La Cour internationale d’arbitrage de la Chambre de commerce
internationale, considérée comme l’institution arbitrale la plus importante sur le plan mondial, a adopté le 17 décembre dernier deux décisions majeures dont l’objectif est de renforcer la transparence et l’efficacité des procédures arbitrales conduites sous son égide. Entretien avec Roland Ziadé, avocat aux barreaux de Paris, New York et Beyrouth, spécialiste de l’arbitrage et associé au sein du cabinet Linklaters.

L’arbitrage est-il répandu au Liban ?
Ce mode de règlement des litiges s’est développé de manière significative ces dernières années, au niveau international et notamment au Liban, où le droit de l’arbitrage, largement inspiré du droit français, est particulièrement libéral. Le nombre de parties libanaises ayant recours à l’arbitrage de la Chambre de commerce internationale (CCI) n’a cessé de croître. Elles sont passées de 41 pour la période 2005-2009 à 62 pour la période 2010-2014, soit en moyenne 12 nouvelles parties libanaises par an au cours des cinq dernières années. À titre de comparaison, seules quatre nouvelles parties libanaises par an étaient impliquées dans des arbitrages CCI à la fin des années 1990. Les parties libanaises sont par ailleurs des utilisateurs actifs de l’arbitrage CCI puisqu’elles étaient demanderesses pour plus de 70 % d’entre elles pour la période 2010-2014, un chiffre lui aussi en augmentation.
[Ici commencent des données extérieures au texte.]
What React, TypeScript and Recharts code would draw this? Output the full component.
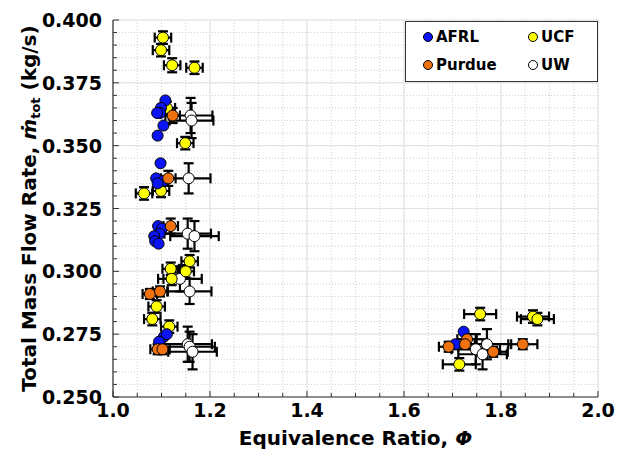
import { ScatterChart, Scatter, XAxis, YAxis, CartesianGrid, ErrorBar } from "recharts";

// Equivalence ratio (phi) and total mass flow rate (kg/s) for each lab
const afrlPhi = [1.108, 1.099, 1.097, 1.091, 1.104, 1.092, 1.098, 1.089, 1.104, 1.092, 1.093, 1.101, 1.096, 1.085, 1.087, 1.094, 1.105, 1.111, 1.095, 1.723, 1.706];
const afrlMdot = [0.368, 0.365, 0.363, 0.363, 0.358, 0.354, 0.343, 0.337, 0.336, 0.335, 0.318, 0.317, 0.315, 0.314, 0.312, 0.311, 0.274, 0.275, 0.272, 0.276, 0.271];

const ucfPhi = [1.103, 1.099, 1.122, 1.168, 1.111, 1.149, 1.064, 1.099, 1.158, 1.119, 1.150, 1.121, 1.090, 1.081, 1.116, 1.757, 1.866, 1.875, 1.714];
const ucfMdot = [0.393, 0.388, 0.382, 0.381, 0.365, 0.351, 0.331, 0.332, 0.304, 0.301, 0.300, 0.297, 0.286, 0.281, 0.278, 0.283, 0.282, 0.281, 0.263];
const ucfPhiErr = [0.017, 0.017, 0.017, 0.017, 0.017, 0.017, 0.017, 0.017, 0.017, 0.017, 0.017, 0.017, 0.017, 0.017, 0.017, 0.033, 0.033, 0.034, 0.034];
const ucfMdotErr = [0.0025, 0.0025, 0.0028, 0.0025, 0.0025, 0.0025, 0.0025, 0.0025, 0.0025, 0.0025, 0.0025, 0.0025, 0.0025, 0.0025, 0.0025, 0.0025, 0.0025, 0.0025, 0.0025];

const purduePhi = [1.123, 1.114, 1.119, 1.076, 1.097, 1.092, 1.102, 1.692, 1.730, 1.726, 1.784, 1.845];
const purdueMdot = [0.362, 0.337, 0.318, 0.291, 0.292, 0.269, 0.269, 0.270, 0.273, 0.271, 0.268, 0.271];
const purduePhiErr = [0.015, 0.015, 0.015, 0.015, 0.015, 0.015, 0.015, 0.02, 0.02, 0.02, 0.03, 0.03];
const purdueMdotErr = [0.003, 0.003, 0.003, 0.002, 0.002, 0.002, 0.002, 0.002, 0.002, 0.002, 0.002, 0.002];

const uwPhi = [1.160, 1.162, 1.156, 1.154, 1.168, 1.158, 1.138, 1.154, 1.158, 1.164, 1.771, 1.748, 1.762];
const uwMdot = [0.362, 0.360, 0.337, 0.315, 0.314, 0.292, 0.297, 0.271, 0.270, 0.268, 0.271, 0.269, 0.267];
const uwPhiErr = [0.045, 0.045, 0.045, 0.048, 0.05, 0.045, 0.045, 0.05, 0.052, 0.05, 0.05, 0.05, 0.05];
const uwMdotErr = [0.007, 0.007, 0.006, 0.006, 0.006, 0.005, 0.005, 0.007, 0.006, 0.007, 0.006, 0.006, 0.006];

const xTicks = [1.0, 1.05, 1.1, 1.15, 1.2, 1.25, 1.3, 1.35, 1.4, 1.45, 1.5, 1.55, 1.6, 1.65, 1.7, 1.75, 1.8, 1.85, 1.9, 1.95, 2.0];
const yTicks = Array.from({ length: 31 }, (_, i) => Math.round((0.25 + i * 0.005) * 1000) / 1000);
const xMajor = xTicks.filter((_, i) => i % 4 === 0);
const yMajor = yTicks.filter((_, i) => i % 5 === 0);

const COLORS = { afrl: "#0a14f5", ucf: "#ffff00", purdue: "#f0720e", uw: "#ffffff" };

const PLOT = { left: 113, right: 598, top: 20, bottom: 397 };
const FONT = "'DejaVu Sans', Verdana, sans-serif";

const toRows = (phi: number[], mdot: number[], ex?: number[], ey?: number[]) =>
  phi.map((p, i) => ({ phi: p, mdot: mdot[i], ex: ex ? ex[i] : 0, ey: ey ? ey[i] : 0 }));

const afrlData = toRows(afrlPhi, afrlMdot);
const ucfData = toRows(ucfPhi, ucfMdot, ucfPhiErr, ucfMdotErr);
const purdueData = toRows(purduePhi, purdueMdot, purduePhiErr, purdueMdotErr);
const uwData = toRows(uwPhi, uwMdot, uwPhiErr, uwMdotErr);

// labelled ticks: every 0.2 on x, every 0.025 on y
const isMajorX = (v: number) => Math.abs(v * 5 - Math.round(v * 5)) < 1e-6;
const isMajorY = (v: number) => Math.abs(v * 40 - Math.round(v * 40)) < 1e-6;

const BottomTick = (props: any) => {
  const { x, payload } = props;
  const major = isMajorX(payload.value);
  return (
    <g>
      <line x1={x} x2={x} y1={PLOT.bottom} y2={PLOT.bottom - (major ? 6 : 4)} stroke="#333" />
      {major && (
        <text x={x} y={PLOT.bottom + 20} textAnchor="middle" fontFamily={FONT} fontWeight="bold" fontSize={19} fill="#000">
          {payload.value.toFixed(1)}
        </text>
      )}
    </g>
  );
};

const TopTick = (props: any) => {
  const { x, payload } = props;
  const major = isMajorX(payload.value);
  return <line x1={x} x2={x} y1={PLOT.top} y2={PLOT.top + (major ? 6 : 4)} stroke="#333" />;
};

const LeftTick = (props: any) => {
  const { y, payload } = props;
  const major = isMajorY(payload.value);
  return (
    <g>
      <line x1={PLOT.left} x2={PLOT.left + (major ? 6 : 4)} y1={y} y2={y} stroke="#333" />
      {major && (
        <text x={PLOT.left - 11} y={y + 7} textAnchor="end" fontFamily={FONT} fontWeight="bold" fontSize={19} fill="#000">
          {payload.value.toFixed(3)}
        </text>
      )}
    </g>
  );
};

const RightTick = (props: any) => {
  const { y, payload } = props;
  const major = isMajorY(payload.value);
  return <line x1={PLOT.right} x2={PLOT.right - (major ? 6 : 4)} y1={y} y2={y} stroke="#333" />;
};

const dot = (fill: string) => (p: any) => (
  <circle cx={p.cx} cy={p.cy} r={5.5} fill={fill} stroke="#000" strokeWidth={1} />
);

const xTitle = () => (
  <text x={(PLOT.left + PLOT.right) / 2} y={445} textAnchor="middle" fontFamily={FONT} fontWeight="bold" fontSize={20} fill="#000">
    Equivalence Ratio, <tspan fontStyle="italic">Φ</tspan>
  </text>
);

const yTitle = () => (
  <text transform={`translate(36,${(PLOT.top + PLOT.bottom) / 2}) rotate(-90)`} x={0} y={0} textAnchor="middle" fontFamily={FONT} fontWeight="bold" fontSize={20} fill="#000">
    Total Mass Flow Rate, <tspan fontStyle="italic">ṁ</tspan>
    <tspan fontSize={13} dy={4}>tot</tspan>
    <tspan dy={-4}> (kg/s)</tspan>
  </text>
);

const legendItems = [
  { name: "AFRL", color: COLORS.afrl, left: 428, top: 37 },
  { name: "UCF", color: COLORS.ucf, left: 533, top: 37 },
  { name: "Purdue", color: COLORS.purdue, left: 428, top: 65 },
  { name: "UW", color: COLORS.uw, left: 533, top: 65 },
];

const bars = (
  <>
    <ErrorBar dataKey="ex" direction="x" width={5} stroke="#000" strokeWidth={2.2} />
    <ErrorBar dataKey="ey" direction="y" width={5} stroke="#000" strokeWidth={2.2} />
  </>
);

export default function App() {
  return (
    <div style={{ position: "absolute", left: 0, top: 0, width: 618, height: 460, background: "#fff" }}>
      <ScatterChart width={618} height={460} margin={{ top: 20, right: 20, bottom: 0, left: 0 }}>
        <CartesianGrid stroke="#cfcfcf" strokeDasharray="1 2" />
        <CartesianGrid stroke="#e2e2e2" horizontalValues={yMajor} verticalValues={xMajor} />
        <XAxis type="number" dataKey="phi" domain={[1, 2]} ticks={xTicks} interval={0} height={63} allowDataOverflow
          tick={<BottomTick />} tickLine={false} axisLine={{ stroke: "#333", strokeWidth: 1.2 }} label={xTitle} />
        <XAxis xAxisId="top" orientation="top" type="number" dataKey="phi" domain={[1, 2]} ticks={xTicks} interval={0} height={0} allowDataOverflow
          tick={<TopTick />} tickLine={false} axisLine={{ stroke: "#333", strokeWidth: 1.2 }} />
        <YAxis type="number" dataKey="mdot" domain={[0.25, 0.4]} ticks={yTicks} interval={0} width={113} allowDataOverflow
          tick={<LeftTick />} tickLine={false} axisLine={{ stroke: "#333", strokeWidth: 1.2 }} label={yTitle} />
        <YAxis yAxisId="right" orientation="right" type="number" dataKey="mdot" domain={[0.25, 0.4]} ticks={yTicks} interval={0} width={0} allowDataOverflow
          tick={<RightTick />} tickLine={false} axisLine={{ stroke: "#333", strokeWidth: 1.2 }} />
        <Scatter name="UW" data={uwData} shape={dot(COLORS.uw)} isAnimationActive={false}>
          {bars}
        </Scatter>
        <Scatter name="UCF" data={ucfData} shape={dot(COLORS.ucf)} isAnimationActive={false}>
          {bars}
        </Scatter>
        <Scatter name="AFRL" data={afrlData} shape={dot(COLORS.afrl)} isAnimationActive={false} />
        <Scatter name="Purdue" data={purdueData} shape={dot(COLORS.purdue)} isAnimationActive={false}>
          {bars}
        </Scatter>
      </ScatterChart>
      <div style={{ position: "absolute", left: 405, top: 21, width: 193, height: 61, border: "1px solid #333", background: "#fff", boxSizing: "border-box" }} />
      {legendItems.map((it) => (
        <div key={it.name} style={{ position: "absolute", left: it.left - 5, top: it.top - 10, height: 20, display: "flex", alignItems: "center", fontFamily: FONT, fontWeight: "bold", fontSize: 15, color: "#000" }}>
          <span style={{ display: "inline-block", width: 8, height: 8, borderRadius: "50%", background: it.color, border: "1px solid #000", marginRight: 3 }} />
          {it.name}
        </div>
      ))}
    </div>
  );
}
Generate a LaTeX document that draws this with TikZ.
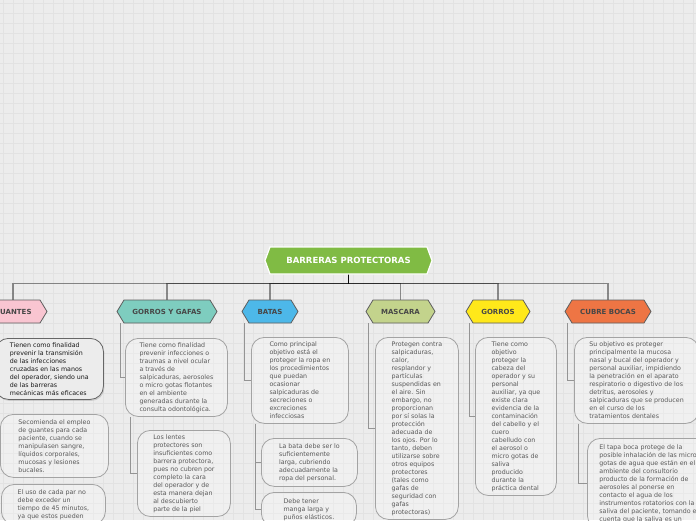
\documentclass[tikz,border=0pt]{standalone}
\usepackage{fontspec}
\setmainfont{DejaVu Sans}
\usetikzlibrary{shadows}

\definecolor{fondo}{HTML}{ECECEC}
\definecolor{rejilla}{HTML}{E2E2E2}
\definecolor{verde}{HTML}{80BB44}
\definecolor{rosa}{HTML}{F9C5D1}
\definecolor{turquesa}{HTML}{7ECDBF}
\definecolor{azul}{HTML}{4DB8E9}
\definecolor{oliva}{HTML}{C3D38C}
\definecolor{amarillo}{HTML}{FFE81A}
\definecolor{naranja}{HTML}{EE7544}
\definecolor{bordehex}{HTML}{5E5E5E}
\definecolor{etiqueta}{HTML}{474747}
\definecolor{bordenota}{HTML}{A3A3A3}
\definecolor{textonota}{HTML}{5A5A5A}

% 六边形节点: 名称, x, y, 半宽, 半高, 样式, 文字, 尖角深度
\newcommand{\hexnodo}[8]{%
  \filldraw[#6] (#2-#4,#3) -- (#2-#4+#8,#3-#5) -- (#2+#4-#8,#3-#5) -- (#2+#4,#3)
    -- (#2+#4-#8,#3+#5) -- (#2-#4+#8,#3+#5) -- cycle;
  \node[#6, draw=none, fill=none, inner sep=0pt, minimum width=2*#4pt, minimum height=2*#5pt] (#1) at (#2,#3) {#7};}

\begin{document}
\begin{tikzpicture}[x=1pt, y=-1pt,
    raizst/.style={fill=verde, draw=white, line width=1.2pt, text=white, font=\fontsize{8.5}{10}\selectfont\bfseries},
    hijo/.style={draw=bordehex, line width=0.8pt, text=etiqueta, font=\fontsize{7}{8}\selectfont\bfseries},
    rama/.style={draw=black, draw opacity=0.42, line width=1.2pt},
    enlace/.style={draw=black!42, line width=0.9pt},
    nota/.style={anchor=north west, draw=bordenota, line width=0.8pt, rounded corners=13pt,
      fill=white, fill opacity=0.25, text opacity=1, align=left, text=textonota,
      font=\fontsize{6.3}{8}\selectfont, inner xsep=6pt, inner ysep=4pt},
    notaoscura/.style={draw=black!60, text=black!90, fill=fondo, fill opacity=1,
      drop shadow={shadow xshift=1pt, shadow yshift=-1.5pt, opacity=0.3}}]
  \useasboundingbox (0,0) rectangle (696,520);
  \clip (0,0) rectangle (696,520);

  % 1. 背景网格
  \fill[fondo] (0,0) rectangle (696,520);
  \foreach \i in {0,...,69} \draw[rejilla, line width=0.6pt] (3+10*\i,0) -- (3+10*\i,520);
  \foreach \j in {0,...,51} \draw[rejilla, line width=0.6pt] (0,3+10*\j) -- (696,3+10*\j);

  % 2. 分支连线
  \coordinate (raizpie) at (348.5,274);
  \foreach \h/\cx in {guantes/13, gorrosgafas/167, batas/270, mascara/400.5, gorros/498, cubrebocas/608}
    \draw[rama] (raizpie) -- ++(0,9.5) -| (\cx,300);

  % 3. 六边形节点
  \hexnodo{raiz}{348.5}{260.5}{83.5}{13.5}{raizst}{BARRERAS PROTECTORAS}{5}
  \hexnodo{guantes}{13}{311.5}{34}{11.5}{hijo, fill=rosa}{GUANTES}{7}
  \hexnodo{gorrosgafas}{167}{311.5}{50}{11.5}{hijo, fill=turquesa}{GORROS Y GAFAS}{7}
  \hexnodo{batas}{270}{311.5}{28}{11.5}{hijo, fill=azul}{BATAS}{7}
  \hexnodo{mascara}{400.5}{311.5}{34.5}{11.5}{hijo, fill=oliva}{MASCARA}{7}
  \hexnodo{gorros}{498}{311.5}{32}{11.5}{hijo, fill=amarillo}{GORROS}{7}
  \hexnodo{cubrebocas}{608}{311.5}{43}{11.5}{hijo, fill=naranja}{CUBRE BOCAS}{7}

  % 4. 说明文字框
  \node[nota, notaoscura, minimum width=108pt, minimum height=61pt] (g1) at (-5,338)
    {Tienen como finalidad\\prevenir la transmisión\\de las infecciones\\cruzadas en las manos\\del operador, siendo una\\de las barreras\\mecánicas más eficaces};
  \node[nota, minimum width=108pt, minimum height=63pt] (g2) at (0,414)
    {Secomienda el empleo\\de guantes para cada\\paciente, cuando se\\manipulasen sangre,\\líquidos corporales,\\mucosas y lesiones\\bucales.};
  \node[nota, minimum width=104pt, inner ysep=5pt] (g3) at (1,484)
    {El uso de cada par no\\debe exceder un\\tiempo de 45 minutos,\\ya que estos pueden};

  \node[nota, minimum width=102pt, minimum height=78pt] (gg1) at (125,338)
    {Tiene como finalidad\\prevenir infecciones o\\traumas a nivel ocular\\a través de\\salpicaduras, aerosoles\\o micro gotas flotantes\\en el ambiente\\generadas durante la\\consulta odontológica.};
  \node[nota, minimum width=93pt, minimum height=85pt] (gg2) at (137,430)
    {Los lentes\\protectores son\\insuficientes como\\barrera protectora,\\pues no cubren por\\completo la cara\\del operador y de\\esta manera dejan\\al descubierto\\parte de la piel};

  \node[nota, minimum width=97pt, minimum height=86pt] (b1) at (251,337)
    {Como principal\\objetivo está el\\proteger la ropa en\\los procedimientos\\que puedan\\ocasionar\\salpicaduras de\\secreciones o\\excreciones\\infecciosas};
  \node[nota, minimum width=96pt, minimum height=48pt] (b2) at (261,438)
    {La bata debe ser lo\\suficientemente\\larga, cubriendo\\adecuadamente la\\ropa del personal.};
  \node[nota, minimum width=95pt, inner ysep=6pt] (b3) at (261,492)
    {Debe tener\\manga larga y\\puños elásticos.};

  \node[nota, minimum width=83pt, minimum height=182pt] (m1) at (375,337)
    {Protegen contra\\salpicaduras,\\calor,\\resplandor y\\partículas\\suspendidas en\\el aire. Sin\\embargo, no\\proporcionan\\por sí solas la\\protección\\adecuada de\\los ojos. Por lo\\tanto, deben\\utilizarse sobre\\otros equipos\\protectores\\(tales como\\gafas de\\seguridad con\\gafas\\protectoras)};

  \node[nota, minimum width=81pt, minimum height=158pt] (go1) at (475,337)
    {Tiene como\\objetivo\\proteger la\\cabeza del\\operador y su\\personal\\auxiliar, ya que\\existe clara\\evidencia de la\\contaminación\\del cabello y el\\cuero\\cabelludo con\\el aerosol o\\micro gotas de\\saliva\\producido\\durante la\\práctica dental};

  \node[nota, inner xsep=15pt, minimum height=86pt] (cb1) at (574,337)
    {Su objetivo es proteger\\principalmente la mucosa\\nasal y bucal del operador y\\personal auxiliar, impidiendo\\la penetración en el aparato\\respiratorio o digestivo de los\\detritus, aerosoles y\\salpicaduras que se producen\\en el curso de los\\tratamientos dentales};
  \node[nota, inner xsep=12pt, inner ysep=6pt] (cb2) at (587,438)
    {El tapa boca protege de la\\posible inhalación de las micro\\gotas de agua que están en el\\ambiente del consultorio\\producto de la formación de\\aerosoles al ponerse en\\contacto el agua de los\\instrumentos rotatorios con la\\saliva del paciente, tomando en\\cuenta que la saliva es un};

  % 5. 子连线
  \draw[enlace] ([xshift=4pt]gorrosgafas.south west) |- (gg1.west);
  \draw[enlace] ([xshift=5pt]gg1.south west) |- (gg2.west);
  \draw[enlace] ([xshift=3pt]batas.south west) |- (b1.west);
  \draw[enlace] ([xshift=4pt]b1.south west) |- (b2.west);
  \draw[enlace] ([xshift=4pt]b1.south west) |- (b3.west);
  \draw[enlace] ([xshift=3pt]mascara.south west) |- (m1.west);
  \draw[enlace] ([xshift=4pt]gorros.south west) |- (go1.west);
  \draw[enlace] ([xshift=3pt]cubrebocas.south west) |- (cb1.west);
  \draw[enlace] ([xshift=4pt]cb1.south west) |- (cb2.west);
\end{tikzpicture}
\end{document}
Comment expliquer ce succès ?
L’arbitrage s’est imposé comme le mode usuel de règlement des litiges entre sociétés libanaises et étrangères, mais il s’est également développé sur le plan interne, entre sociétés libanaises. Au-delà de sa neutralité, il est apprécié pour sa rapidité (les éventuels recours pour contester une décision étant par exemple beaucoup plus limités) et sa fiabilité par comparaison avec certaines juridictions étatiques, notamment pour les litiges complexes, sensibles ou aux enjeux importants.

Y a-t-il des obstacles à l’exécution des sentences arbitrales au Liban ?
La plupart d’entre elles sont exécutées spontanément par les parties. En outre, le Liban est partie à la Convention de New York de 1958 pour la reconnaissance et l’exécution des sentences arbitrales étrangères aux termes de laquelle les motifs de refus d’exécution sont limités, ce qui favorise la reconnaissance d’une sentence arbitrale par le juge libanais.
Cela dit, l’exécution de certaines sentences, notamment à l’encontre d’une entité publique, peut être plus problématique.
Elle peut en effet présenter des difficultés liées à des questions d’arbitrabilité, de capacité à contracter une clause d’arbitrage ou d’immunité, et ce même une fois la sentence rendue par le tribunal arbitral.

Que vont changer les nouvelles mesures prises par la Cour internationale d’arbitrage de la CCI ?
La Cour vient d’annoncer deux décisions majeures dont l’objectif est de renforcer la transparence et l’efficacité des procédures arbitrales conduites sous son égide. En matière de transparence, pour toutes les affaires enregistrées depuis le 1er janvier 2016, la Cour va désormais publier sur son site Internet les noms des arbitres siégeant dans les affaires CCI, dès la constitution des tribunaux arbitraux. L’objectif de cette publication est d’inciter à davantage de diversité géographique et générationnelle dans la composition des tribunaux et d’assurer une plus grande parité homme/femme.
Par ailleurs et afin d’accroître l’efficacité des procédures arbitrales, la CCI a mis en place des sanctions financières à l’égard des arbitres qui ne respecteraient pas les délais qui leur sont impartis pour rendre des projets de sentences : dans les trois mois suivant la dernière audience ou les dernières écritures des parties si celles-ci sont postérieures (ce délai est réduit à deux mois pour les affaires soumises à un arbitre unique). En cas de retard injustifié, la Cour pourra désormais réduire les honoraires des arbitres de 5 à plus de 20 % en fonction du retard.

De quels moyens de sanction la Cour dispose-t-elle pour faire appliquer ces mesures ?
Il convient de préciser que les mesures mises en place par la CCI ne s’appliquent qu’aux arbitrages conduits sous son égide. Elles sont donc applicables aux arbitrages CCI qui impliquent une ou plusieurs entités libanaises, à ceux dont le siège est le Liban quelles que soient les parties impliquées et aux arbitrages CCI qui seront tranchés par un ou plusieurs arbitres libanais.
Le principal moyen de sanction de la Cour de la CCI, qui est chargée de fixer les honoraires des arbitres selon un barème qui tient notamment compte du montant en litige, est la réduction de ces honoraires. Elle a aussi le pouvoir, dans des cas extrêmes, de remplacer des arbitres qui s’avéreraient particulièrement peu diligents ou du moins de refuser de les nommer à l’avenir.